* Start Information supplied *

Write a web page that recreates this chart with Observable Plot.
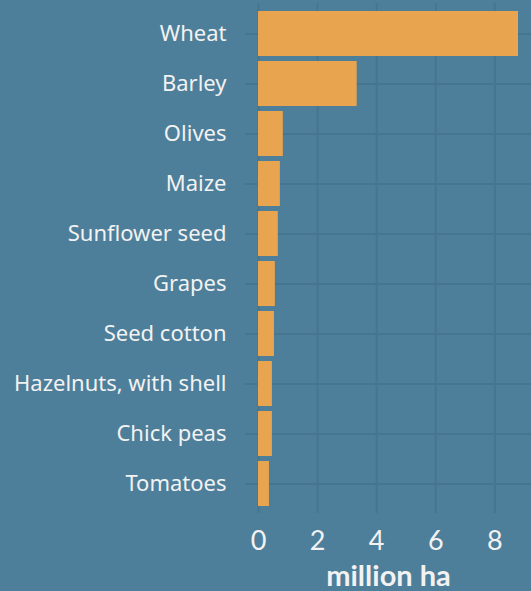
<!DOCTYPE html>
<html>
<head>
<meta charset="utf-8">
<script src="https://cdn.jsdelivr.net/npm/d3@7"></script>
<script src="https://cdn.jsdelivr.net/npm/@observablehq/plot@0.6"></script>
<style>
  html, body { margin: 0; padding: 0; background: #4e7f9a; }
  #chart svg { display: block; }
</style>
</head>
<body>
<div id="chart"></div>
<script>
const crops = ["Wheat", "Barley", "Olives", "Maize", "Sunflower seed", "Grapes", "Seed cotton", "Hazelnuts, with shell", "Chick peas", "Tomatoes"];
const areas = [8.80, 3.34, 0.84, 0.74, 0.67, 0.57, 0.54, 0.47, 0.47, 0.37];
const xTicks = [0, 2, 4, 6, 8];
const xLabel = "million ha";

const data = crops.map((c, i) => ({crop: c, area: areas[i]}));

const bg = "#4e7f9a";
const gridColor = "#46758f";
const barColor = "#e9a450";
const textColor = "#f2f2f2";
const font = "Lato, 'Noto Sans', sans-serif";

const chart = Plot.plot({
  width: 531,
  height: 591,
  marginLeft: 245,
  marginRight: 0,
  marginTop: 3,
  marginBottom: 78,
  style: {background: bg, fontFamily: font, color: textColor},
  x: {domain: [-0.44, 9.24], ticks: xTicks},
  y: {domain: crops, padding: 0.1, range: [6, 511]},
  marks: [
    Plot.gridX(xTicks, {stroke: gridColor, strokeOpacity: 1, strokeWidth: 2}),
    Plot.gridY(crops, {stroke: gridColor, strokeOpacity: 1, strokeWidth: 2}),
    Plot.barX(data, {x1: 0, x2: "area", y: "crop", fill: barColor}),
    Plot.axisX(xTicks, {tickSize: 0, tickPadding: 17, fontSize: 27, label: null, fill: textColor}),
    Plot.axisY({tickSize: 0, tickPadding: 19, fontSize: 22, fontFamily: "'Noto Sans', sans-serif", label: null, fill: textColor}),
    Plot.text([xLabel], {frameAnchor: "bottom", dy: 72, fontSize: 29, fontWeight: "bold", fill: textColor, text: d => d})
  ]
});
document.getElementById("chart").appendChild(chart);
</script>
</body>
</html>
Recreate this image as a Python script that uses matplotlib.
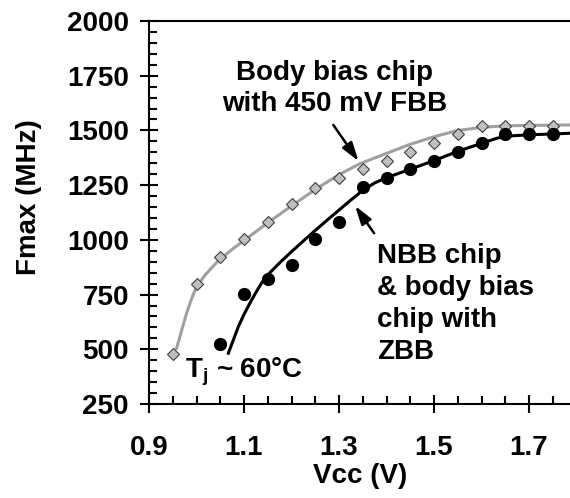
import matplotlib
matplotlib.use('Agg')
import matplotlib.pyplot as plt
from matplotlib.ticker import MultipleLocator, FixedLocator

plt.rcParams['font.family'] = ['Liberation Sans', 'DejaVu Sans']
plt.rcParams['font.weight'] = 'bold'
plt.rcParams['mathtext.fontset'] = 'custom'
plt.rcParams['mathtext.rm'] = 'Liberation Sans:bold'
plt.rcParams['mathtext.it'] = 'Liberation Sans:bold'
plt.rcParams['mathtext.bf'] = 'Liberation Sans:bold'

### Messpunkte ###
vcc_fbb = [0.95, 1.00, 1.05, 1.10, 1.15, 1.20, 1.25, 1.30, 1.35, 1.40, 1.45, 1.50, 1.55, 1.60, 1.65, 1.70, 1.75]
f_fbb = [480, 800, 920, 1002, 1083, 1162, 1238, 1281, 1324, 1360, 1403, 1441, 1482, 1522, 1522, 1522, 1522]

vcc_zbb = [1.05, 1.10, 1.15, 1.20, 1.25, 1.30, 1.35, 1.40, 1.45, 1.50, 1.55, 1.60, 1.65, 1.70, 1.75]
f_zbb = [523, 752, 820, 885, 1002, 1083, 1240, 1284, 1324, 1360, 1403, 1441, 1482, 1482, 1482]

### Trendlinien ###
vcc_fit_fbb = [0.958, 0.969, 0.979, 0.990, 1.000, 1.018, 1.046, 1.077, 1.10, 1.15, 1.20, 1.25, 1.30, 1.344, 1.40, 1.449, 1.50, 1.548, 1.60, 1.65, 1.70, 1.786]
f_fit_fbb = [504, 588, 664, 733, 786, 839, 905, 960, 997, 1078, 1155, 1230, 1298, 1348, 1395, 1436, 1471, 1499, 1514, 1521, 1523, 1525]

vcc_fit_zbb = [1.067, 1.078, 1.088, 1.099, 1.109, 1.123, 1.137, 1.15, 1.175, 1.20, 1.225, 1.25, 1.275, 1.30, 1.325, 1.35, 1.375, 1.40, 1.449, 1.50, 1.548, 1.60, 1.632, 1.653, 1.70, 1.751, 1.786]
f_fit_zbb = [482, 545, 603, 655, 697, 752, 803, 840, 895, 946, 995, 1043, 1090, 1136, 1182, 1226, 1260, 1284, 1322, 1362, 1403, 1441, 1464, 1474, 1480, 1484, 1487]

fs = 20

fig = plt.figure(figsize=(5.7, 4.98), dpi=100)
ax = fig.add_axes([149/570, 94/498, 1 - 149/570, 383/498])

ax.plot(vcc_fit_fbb, f_fit_fbb, color='#a0a0a0', lw=2.2, zorder=2)
ax.plot(vcc_fit_zbb, f_fit_zbb, color='black', lw=2.2, zorder=2)
ax.plot(vcc_fbb, f_fbb, 'D', ms=6.2, mfc='#c0c0c0', mec='#404040', mew=0.8, zorder=3, clip_on=False)
ax.plot(vcc_zbb, f_zbb, 'o', ms=8.5, color='black', zorder=4, clip_on=False)

ax.set_xlim(0.9, 0.9 + 421/475)
ax.set_ylim(250, 2000)

ax.xaxis.set_major_locator(FixedLocator([0.9, 1.1, 1.3, 1.5, 1.7]))
ax.xaxis.set_minor_locator(MultipleLocator(0.05))
ax.yaxis.set_major_locator(MultipleLocator(250))
ax.yaxis.set_minor_locator(MultipleLocator(50))
ax.tick_params(which='major', direction='inout', length=13, width=1.5, labelsize=fs)
ax.tick_params(which='minor', direction='in', length=5.5, width=1.5)
ax.tick_params(axis='y', which='major', pad=8)
ax.tick_params(axis='x', which='major', pad=16)
ax.set_xticklabels(['0.9', '1.1', '1.3', '1.5', '1.7'])

ax.spines['right'].set_visible(False)
for s in ['left', 'bottom', 'top']:
    ax.spines[s].set_linewidth(1.5)

ax.set_xlabel('Vcc (V)', fontsize=fs, fontweight='bold')
ax.xaxis.set_label_coords(0.501, -0.155)
ax.set_ylabel('Fmax (MHz)', fontsize=fs, fontweight='bold')
ax.yaxis.set_label_coords(-0.255, 0.54)

ax.text(1.29, 1690, 'Body bias chip\nwith 450 mV FBB', fontsize=fs, fontweight='bold',
        ha='center', va='center', linespacing=1.25)
ax.text(1.38, 985, 'NBB chip\n& body bias\nchip with\nZBB', fontsize=fs, fontweight='bold',
        ha='left', va='top', linespacing=1.3)
ax.text(0.975, 395, r'T$_\mathrm{j}$ ~ 60°C', fontsize=fs, fontweight='bold', ha='left', va='center')

pfeil = dict(arrowstyle='-|>,head_length=0.7,head_width=0.22', color='black', lw=1.8,
             mutation_scale=16, shrinkA=0, shrinkB=0)
ax.annotate('', xy=(1.341, 1360), xytext=(1.288, 1525), arrowprops=pfeil)
ax.annotate('', xy=(1.334, 1155), xytext=(1.374, 1030), arrowprops=pfeil)

plt.savefig('out.png', dpi=100)
plt.close()
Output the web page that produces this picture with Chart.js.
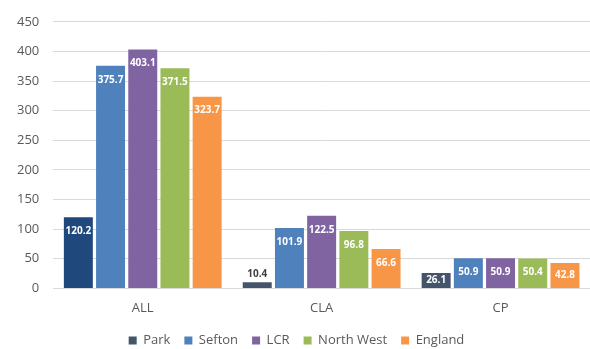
<!DOCTYPE html>
<html>
<head>
<meta charset="utf-8">
<script src="https://cdn.jsdelivr.net/npm/chart.js@4/dist/chart.umd.min.js"></script>
<style>
  html, body { margin: 0; padding: 0; background: #ffffff; }
  #wrap { width: 590px; height: 349px; position: relative; }
</style>
</head>
<body>
<div id="wrap"><canvas id="rateChart"></canvas></div>
<script>
// Rates per 10,000 children by area
const categories = ['ALL', 'CLA', 'CP'];
const parkValues = [120.2, 10.4, 26.1];
const seftonValues = [375.7, 101.9, 50.9];
const lcrValues = [403.1, 122.5, 50.9];
const northWestValues = [371.5, 96.8, 50.4];
const englandValues = [323.7, 66.6, 42.8];
const yTicks = [0, 50, 100, 150, 200, 250, 300, 350, 400, 450];

// Value labels near the top of each bar; above the bar when it is too short
const barLabels = {
    id: 'barLabels',
    afterDatasetsDraw(chart) {
        const ctx = chart.ctx;
        ctx.save();
        ctx.font = 'bold 10px "Open Sans", sans-serif';
        ctx.textAlign = 'center';
        ctx.textBaseline = 'middle';
        chart.data.datasets.forEach((ds, i) => {
            const meta = chart.getDatasetMeta(i);
            meta.data.forEach((bar, j) => {
                const h = bar.base - bar.y;
                const text = ds.data[j].toFixed(1);
                if (h < 12) {
                    ctx.fillStyle = '#404040';
                    ctx.fillText(text, bar.x, bar.y - 8);
                } else {
                    ctx.fillStyle = '#ffffff';
                    ctx.fillText(text, bar.x, Math.min(bar.y + 14, (bar.y + bar.base) / 2));
                }
            });
        });
        ctx.restore();
    }
};

const ctx = document.getElementById('rateChart').getContext('2d');
new Chart(ctx, {
    type: 'bar',
    data: {
        labels: categories,
        datasets: [
            { label: 'Park', data: parkValues, backgroundColor: ['#1f497d', '#44546a', '#44546a'] },
            { label: 'Sefton', data: seftonValues, backgroundColor: '#4f81bd' },
            { label: 'LCR', data: lcrValues, backgroundColor: '#8064a2' },
            { label: 'North West', data: northWestValues, backgroundColor: '#9bbb59' },
            { label: 'England', data: englandValues, backgroundColor: '#f79646' }
        ]
    },
    options: {
        responsive: true,
        maintainAspectRatio: false,
        animation: false,
        datasets: {
            bar: { categoryPercentage: 0.9, barPercentage: 0.9 }
        },
        layout: { padding: { top: 10, right: 0, left: 3, bottom: -8 } },
        plugins: {
            legend: {
                position: 'bottom',
                labels: {
                    boxWidth: 8,
                    boxHeight: 8,
                    color: '#595959',
                    font: { size: 13, family: '"Open Sans", sans-serif' },
                    padding: 14,
                    generateLabels(chart) {
                        const colors = ['#44546a', '#4f81bd', '#8064a2', '#9bbb59', '#f79646'];
                        return chart.data.datasets.map((ds, i) => ({
                            text: ds.label,
                            fillStyle: colors[i],
                            strokeStyle: colors[i],
                            lineWidth: 0,
                            fontColor: '#595959',
                            datasetIndex: i
                        }));
                    }
                }
            },
            tooltip: { enabled: false }
        },
        scales: {
            x: {
                grid: { display: false },
                border: { color: '#d9d9d9' },
                ticks: { color: '#595959', font: { size: 13, family: '"Open Sans", sans-serif' }, padding: 4 }
            },
            y: {
                min: 0,
                max: 450,
                afterBuildTicks(axis) {
                    axis.ticks = yTicks.map(v => ({ value: v }));
                },
                grid: { color: '#d9d9d9', drawTicks: false },
                border: { display: false },
                ticks: { color: '#595959', font: { size: 13, family: '"Open Sans", sans-serif' }, padding: 14 }
            }
        }
    },
    plugins: [barLabels]
});
</script>
</body>
</html>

* End Information supplied *

Pick out the part that begins with the line containing "Recreate this image" and finishes with the line containing "1521, 1523, 1525]", both included. Restate it exactly, without images.

### Response to this exercise
Recreate this image as a Python script that uses matplotlib.
import matplotlib
matplotlib.use('Agg')
import matplotlib.pyplot as plt
from matplotlib.ticker import MultipleLocator, FixedLocator

plt.rcParams['font.family'] = ['Liberation Sans', 'DejaVu Sans']
plt.rcParams['font.weight'] = 'bold'
plt.rcParams['mathtext.fontset'] = 'custom'
plt.rcParams['mathtext.rm'] = 'Liberation Sans:bold'
plt.rcParams['mathtext.it'] = 'Liberation Sans:bold'
plt.rcParams['mathtext.bf'] = 'Liberation Sans:bold'

### Messpunkte ###
vcc_fbb = [0.95, 1.00, 1.05, 1.10, 1.15, 1.20, 1.25, 1.30, 1.35, 1.40, 1.45, 1.50, 1.55, 1.60, 1.65, 1.70, 1.75]
f_fbb = [480, 800, 920, 1002, 1083, 1162, 1238, 1281, 1324, 1360, 1403, 1441, 1482, 1522, 1522, 1522, 1522]

vcc_zbb = [1.05, 1.10, 1.15, 1.20, 1.25, 1.30, 1.35, 1.40, 1.45, 1.50, 1.55, 1.60, 1.65, 1.70, 1.75]
f_zbb = [523, 752, 820, 885, 1002, 1083, 1240, 1284, 1324, 1360, 1403, 1441, 1482, 1482, 1482]

### Trendlinien ###
vcc_fit_fbb = [0.958, 0.969, 0.979, 0.990, 1.000, 1.018, 1.046, 1.077, 1.10, 1.15, 1.20, 1.25, 1.30, 1.344, 1.40, 1.449, 1.50, 1.548, 1.60, 1.65, 1.70, 1.786]
f_fit_fbb = [504, 588, 664, 733, 786, 839, 905, 960, 997, 1078, 1155, 1230, 1298, 1348, 1395, 1436, 1471, 1499, 1514, 1521, 1523, 1525]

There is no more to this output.